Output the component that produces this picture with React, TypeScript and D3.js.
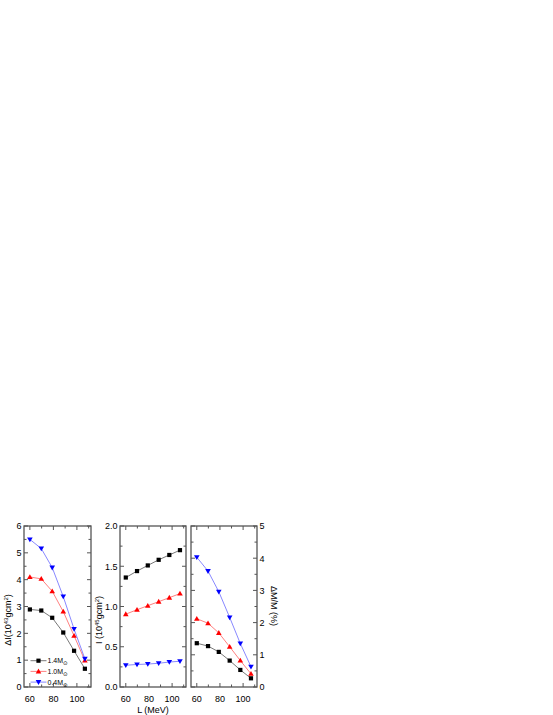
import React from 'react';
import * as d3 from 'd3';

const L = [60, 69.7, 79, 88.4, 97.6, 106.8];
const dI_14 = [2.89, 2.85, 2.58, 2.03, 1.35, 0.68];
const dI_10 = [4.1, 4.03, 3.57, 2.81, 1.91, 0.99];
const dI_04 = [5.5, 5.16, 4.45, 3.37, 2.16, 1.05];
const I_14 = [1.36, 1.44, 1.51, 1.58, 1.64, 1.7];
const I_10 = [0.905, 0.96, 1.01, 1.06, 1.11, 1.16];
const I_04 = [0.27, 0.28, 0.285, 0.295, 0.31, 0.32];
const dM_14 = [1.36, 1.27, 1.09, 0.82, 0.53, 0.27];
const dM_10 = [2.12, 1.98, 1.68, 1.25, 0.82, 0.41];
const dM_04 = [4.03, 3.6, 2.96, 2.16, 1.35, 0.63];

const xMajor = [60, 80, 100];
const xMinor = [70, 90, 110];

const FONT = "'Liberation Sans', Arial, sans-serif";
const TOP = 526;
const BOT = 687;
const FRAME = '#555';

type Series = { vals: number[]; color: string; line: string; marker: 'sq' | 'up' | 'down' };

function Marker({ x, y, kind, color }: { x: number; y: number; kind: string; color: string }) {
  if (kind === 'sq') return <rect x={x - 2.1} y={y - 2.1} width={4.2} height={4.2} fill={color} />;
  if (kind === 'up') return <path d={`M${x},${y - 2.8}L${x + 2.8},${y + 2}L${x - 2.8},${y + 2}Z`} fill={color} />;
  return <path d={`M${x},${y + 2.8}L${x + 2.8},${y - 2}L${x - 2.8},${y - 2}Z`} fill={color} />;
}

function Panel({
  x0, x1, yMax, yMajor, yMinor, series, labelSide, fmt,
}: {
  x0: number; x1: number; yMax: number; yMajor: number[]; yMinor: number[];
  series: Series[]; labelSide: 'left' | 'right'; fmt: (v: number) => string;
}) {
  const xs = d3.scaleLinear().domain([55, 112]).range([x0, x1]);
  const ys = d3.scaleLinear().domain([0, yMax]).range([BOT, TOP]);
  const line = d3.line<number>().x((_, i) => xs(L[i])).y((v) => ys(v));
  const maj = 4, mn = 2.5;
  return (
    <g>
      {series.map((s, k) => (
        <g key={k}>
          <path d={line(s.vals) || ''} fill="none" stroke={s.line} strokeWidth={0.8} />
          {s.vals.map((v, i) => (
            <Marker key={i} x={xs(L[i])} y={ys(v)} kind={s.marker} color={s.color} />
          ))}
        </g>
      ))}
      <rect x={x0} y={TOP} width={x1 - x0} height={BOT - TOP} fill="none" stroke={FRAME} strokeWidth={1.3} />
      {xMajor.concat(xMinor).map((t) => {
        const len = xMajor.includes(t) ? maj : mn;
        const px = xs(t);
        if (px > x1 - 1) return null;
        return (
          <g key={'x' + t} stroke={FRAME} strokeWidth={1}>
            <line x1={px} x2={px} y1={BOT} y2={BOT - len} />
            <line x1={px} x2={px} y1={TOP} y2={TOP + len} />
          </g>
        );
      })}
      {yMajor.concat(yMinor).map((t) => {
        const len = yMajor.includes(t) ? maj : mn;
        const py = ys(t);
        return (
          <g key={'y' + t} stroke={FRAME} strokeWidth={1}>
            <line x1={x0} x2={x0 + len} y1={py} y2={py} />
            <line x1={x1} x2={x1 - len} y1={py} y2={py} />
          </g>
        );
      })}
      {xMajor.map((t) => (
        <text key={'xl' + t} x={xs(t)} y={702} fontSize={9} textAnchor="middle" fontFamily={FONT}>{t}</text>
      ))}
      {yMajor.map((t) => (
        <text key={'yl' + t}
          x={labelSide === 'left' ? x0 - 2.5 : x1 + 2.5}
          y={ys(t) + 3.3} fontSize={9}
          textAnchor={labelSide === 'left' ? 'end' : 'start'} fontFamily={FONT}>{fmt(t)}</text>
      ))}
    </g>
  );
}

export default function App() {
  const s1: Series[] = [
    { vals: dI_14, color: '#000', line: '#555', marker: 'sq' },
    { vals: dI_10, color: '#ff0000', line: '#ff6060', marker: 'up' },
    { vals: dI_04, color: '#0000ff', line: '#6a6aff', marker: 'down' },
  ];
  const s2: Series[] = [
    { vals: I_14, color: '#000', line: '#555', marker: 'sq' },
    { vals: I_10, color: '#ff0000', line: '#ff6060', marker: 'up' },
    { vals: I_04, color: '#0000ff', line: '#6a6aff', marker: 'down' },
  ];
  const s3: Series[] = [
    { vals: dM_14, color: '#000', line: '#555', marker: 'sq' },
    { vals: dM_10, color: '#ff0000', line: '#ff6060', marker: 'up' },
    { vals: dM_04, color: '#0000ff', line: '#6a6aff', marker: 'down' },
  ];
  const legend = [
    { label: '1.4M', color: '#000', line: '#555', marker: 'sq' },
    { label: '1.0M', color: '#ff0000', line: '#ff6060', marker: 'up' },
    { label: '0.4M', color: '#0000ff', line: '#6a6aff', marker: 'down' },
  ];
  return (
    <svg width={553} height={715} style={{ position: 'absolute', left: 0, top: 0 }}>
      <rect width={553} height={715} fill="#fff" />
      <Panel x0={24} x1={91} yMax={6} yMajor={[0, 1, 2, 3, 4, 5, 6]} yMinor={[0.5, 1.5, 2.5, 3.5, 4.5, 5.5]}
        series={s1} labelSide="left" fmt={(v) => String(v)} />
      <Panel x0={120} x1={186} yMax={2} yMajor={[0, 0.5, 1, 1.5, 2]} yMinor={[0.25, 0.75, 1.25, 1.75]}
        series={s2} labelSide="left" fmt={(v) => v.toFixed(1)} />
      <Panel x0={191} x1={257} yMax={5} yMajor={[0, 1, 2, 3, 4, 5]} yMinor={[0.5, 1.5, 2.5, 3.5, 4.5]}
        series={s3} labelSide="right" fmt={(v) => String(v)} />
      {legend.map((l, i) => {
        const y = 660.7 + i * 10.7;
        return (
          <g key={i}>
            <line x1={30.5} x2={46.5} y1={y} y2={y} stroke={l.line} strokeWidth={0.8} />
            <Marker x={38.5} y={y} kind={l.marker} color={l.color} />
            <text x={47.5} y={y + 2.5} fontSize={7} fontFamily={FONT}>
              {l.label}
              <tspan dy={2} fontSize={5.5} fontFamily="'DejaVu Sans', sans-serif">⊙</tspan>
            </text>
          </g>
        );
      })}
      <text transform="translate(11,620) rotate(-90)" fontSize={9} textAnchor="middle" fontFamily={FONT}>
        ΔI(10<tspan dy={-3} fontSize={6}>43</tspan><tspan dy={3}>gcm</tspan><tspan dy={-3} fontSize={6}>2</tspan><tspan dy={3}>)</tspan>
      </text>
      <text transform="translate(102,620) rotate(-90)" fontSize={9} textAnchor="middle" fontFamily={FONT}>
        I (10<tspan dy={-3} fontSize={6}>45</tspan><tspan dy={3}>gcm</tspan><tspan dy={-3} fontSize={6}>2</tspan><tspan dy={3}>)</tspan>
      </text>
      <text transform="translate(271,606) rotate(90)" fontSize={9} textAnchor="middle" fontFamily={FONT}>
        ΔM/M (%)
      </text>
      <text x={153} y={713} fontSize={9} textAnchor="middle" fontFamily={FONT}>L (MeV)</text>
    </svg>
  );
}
*-*-*
Requirements
Every line above should be returned exactly; the pictures stay out.

Result for this exercise
Output the component that produces this picture with React, TypeScript and D3.js.
import React from 'react';
import * as d3 from 'd3';

const L = [60, 69.7, 79, 88.4, 97.6, 106.8];
const dI_14 = [2.89, 2.85, 2.58, 2.03, 1.35, 0.68];
const dI_10 = [4.1, 4.03, 3.57, 2.81, 1.91, 0.99];
const dI_04 = [5.5, 5.16, 4.45, 3.37, 2.16, 1.05];
const I_14 = [1.36, 1.44, 1.51, 1.58, 1.64, 1.7];
const I_10 = [0.905, 0.96, 1.01, 1.06, 1.11, 1.16];
const I_04 = [0.27, 0.28, 0.285, 0.295, 0.31, 0.32];
const dM_14 = [1.36, 1.27, 1.09, 0.82, 0.53, 0.27];
const dM_10 = [2.12, 1.98, 1.68, 1.25, 0.82, 0.41];
const dM_04 = [4.03, 3.6, 2.96, 2.16, 1.35, 0.63];

const xMajor = [60, 80, 100];
const xMinor = [70, 90, 110];

const FONT = "'Liberation Sans', Arial, sans-serif";
const TOP = 526;
const BOT = 687;
const FRAME = '#555';

type Series = { vals: number[]; color: string; line: string; marker: 'sq' | 'up' | 'down' };

function Marker({ x, y, kind, color }: { x: number; y: number; kind: string; color: string }) {
  if (kind === 'sq') return <rect x={x - 2.1} y={y - 2.1} width={4.2} height={4.2} fill={color} />;
  if (kind === 'up') return <path d={`M${x},${y - 2.8}L${x + 2.8},${y + 2}L${x - 2.8},${y + 2}Z`} fill={color} />;
  return <path d={`M${x},${y + 2.8}L${x + 2.8},${y - 2}L${x - 2.8},${y - 2}Z`} fill={color} />;
}

function Panel({
  x0, x1, yMax, yMajor, yMinor, series, labelSide, fmt,
}: {
  x0: number; x1: number; yMax: number; yMajor: number[]; yMinor: number[];
  series: Series[]; labelSide: 'left' | 'right'; fmt: (v: number) => string;
}) {
  const xs = d3.scaleLinear().domain([55, 112]).range([x0, x1]);
  const ys = d3.scaleLinear().domain([0, yMax]).range([BOT, TOP]);
  const line = d3.line<number>().x((_, i) => xs(L[i])).y((v) => ys(v));
  const maj = 4, mn = 2.5;
  return (
    <g>
      {series.map((s, k) => (
        <g key={k}>
          <path d={line(s.vals) || ''} fill="none" stroke={s.line} strokeWidth={0.8} />
          {s.vals.map((v, i) => (
            <Marker key={i} x={xs(L[i])} y={ys(v)} kind={s.marker} color={s.color} />
          ))}
        </g>
      ))}
      <rect x={x0} y={TOP} width={x1 - x0} height={BOT - TOP} fill="none" stroke={FRAME} strokeWidth={1.3} />
      {xMajor.concat(xMinor).map((t) => {
        const len = xMajor.includes(t) ? maj : mn;
        const px = xs(t);
        if (px > x1 - 1) return null;
        return (
          <g key={'x' + t} stroke={FRAME} strokeWidth={1}>
            <line x1={px} x2={px} y1={BOT} y2={BOT - len} />
            <line x1={px} x2={px} y1={TOP} y2={TOP + len} />
          </g>
        );
      })}
      {yMajor.concat(yMinor).map((t) => {
        const len = yMajor.includes(t) ? maj : mn;
        const py = ys(t);
        return (
          <g key={'y' + t} stroke={FRAME} strokeWidth={1}>
            <line x1={x0} x2={x0 + len} y1={py} y2={py} />
            <line x1={x1} x2={x1 - len} y1={py} y2={py} />
          </g>
        );
      })}
      {xMajor.map((t) => (
        <text key={'xl' + t} x={xs(t)} y={702} fontSize={9} textAnchor="middle" fontFamily={FONT}>{t}</text>
      ))}
      {yMajor.map((t) => (
        <text key={'yl' + t}
          x={labelSide === 'left' ? x0 - 2.5 : x1 + 2.5}
          y={ys(t) + 3.3} fontSize={9}
          textAnchor={labelSide === 'left' ? 'end' : 'start'} fontFamily={FONT}>{fmt(t)}</text>
      ))}
    </g>
  );
}

export default function App() {
  const s1: Series[] = [
    { vals: dI_14, color: '#000', line: '#555', marker: 'sq' },
    { vals: dI_10, color: '#ff0000', line: '#ff6060', marker: 'up' },
    { vals: dI_04, color: '#0000ff', line: '#6a6aff', marker: 'down' },
  ];
  const s2: Series[] = [
    { vals: I_14, color: '#000', line: '#555', marker: 'sq' },
    { vals: I_10, color: '#ff0000', line: '#ff6060', marker: 'up' },
    { vals: I_04, color: '#0000ff', line: '#6a6aff', marker: 'down' },
  ];
  const s3: Series[] = [
    { vals: dM_14, color: '#000', line: '#555', marker: 'sq' },
    { vals: dM_10, color: '#ff0000', line: '#ff6060', marker: 'up' },
    { vals: dM_04, color: '#0000ff', line: '#6a6aff', marker: 'down' },
  ];
  const legend = [
    { label: '1.4M', color: '#000', line: '#555', marker: 'sq' },
    { label: '1.0M', color: '#ff0000', line: '#ff6060', marker: 'up' },
    { label: '0.4M', color: '#0000ff', line: '#6a6aff', marker: 'down' },
  ];
  return (
    <svg width={553} height={715} style={{ position: 'absolute', left: 0, top: 0 }}>
      <rect width={553} height={715} fill="#fff" />
      <Panel x0={24} x1={91} yMax={6} yMajor={[0, 1, 2, 3, 4, 5, 6]} yMinor={[0.5, 1.5, 2.5, 3.5, 4.5, 5.5]}
        series={s1} labelSide="left" fmt={(v) => String(v)} />
      <Panel x0={120} x1={186} yMax={2} yMajor={[0, 0.5, 1, 1.5, 2]} yMinor={[0.25, 0.75, 1.25, 1.75]}
        series={s2} labelSide="left" fmt={(v) => v.toFixed(1)} />
      <Panel x0={191} x1={257} yMax={5} yMajor={[0, 1, 2, 3, 4, 5]} yMinor={[0.5, 1.5, 2.5, 3.5, 4.5]}
        series={s3} labelSide="right" fmt={(v) => String(v)} />
      {legend.map((l, i) => {
        const y = 660.7 + i * 10.7;
        return (
          <g key={i}>
            <line x1={30.5} x2={46.5} y1={y} y2={y} stroke={l.line} strokeWidth={0.8} />
            <Marker x={38.5} y={y} kind={l.marker} color={l.color} />
            <text x={47.5} y={y + 2.5} fontSize={7} fontFamily={FONT}>
              {l.label}
              <tspan dy={2} fontSize={5.5} fontFamily="'DejaVu Sans', sans-serif">⊙</tspan>
            </text>
          </g>
        );
      })}
      <text transform="translate(11,620) rotate(-90)" fontSize={9} textAnchor="middle" fontFamily={FONT}>
        ΔI(10<tspan dy={-3} fontSize={6}>43</tspan><tspan dy={3}>gcm</tspan><tspan dy={-3} fontSize={6}>2</tspan><tspan dy={3}>)</tspan>
      </text>
      <text transform="translate(102,620) rotate(-90)" fontSize={9} textAnchor="middle" fontFamily={FONT}>
        I (10<tspan dy={-3} fontSize={6}>45</tspan><tspan dy={3}>gcm</tspan><tspan dy={-3} fontSize={6}>2</tspan><tspan dy={3}>)</tspan>
      </text>
      <text transform="translate(271,606) rotate(90)" fontSize={9} textAnchor="middle" fontFamily={FONT}>
        ΔM/M (%)
      </text>
      <text x={153} y={713} fontSize={9} textAnchor="middle" fontFamily={FONT}>L (MeV)</text>
    </svg>
  );
}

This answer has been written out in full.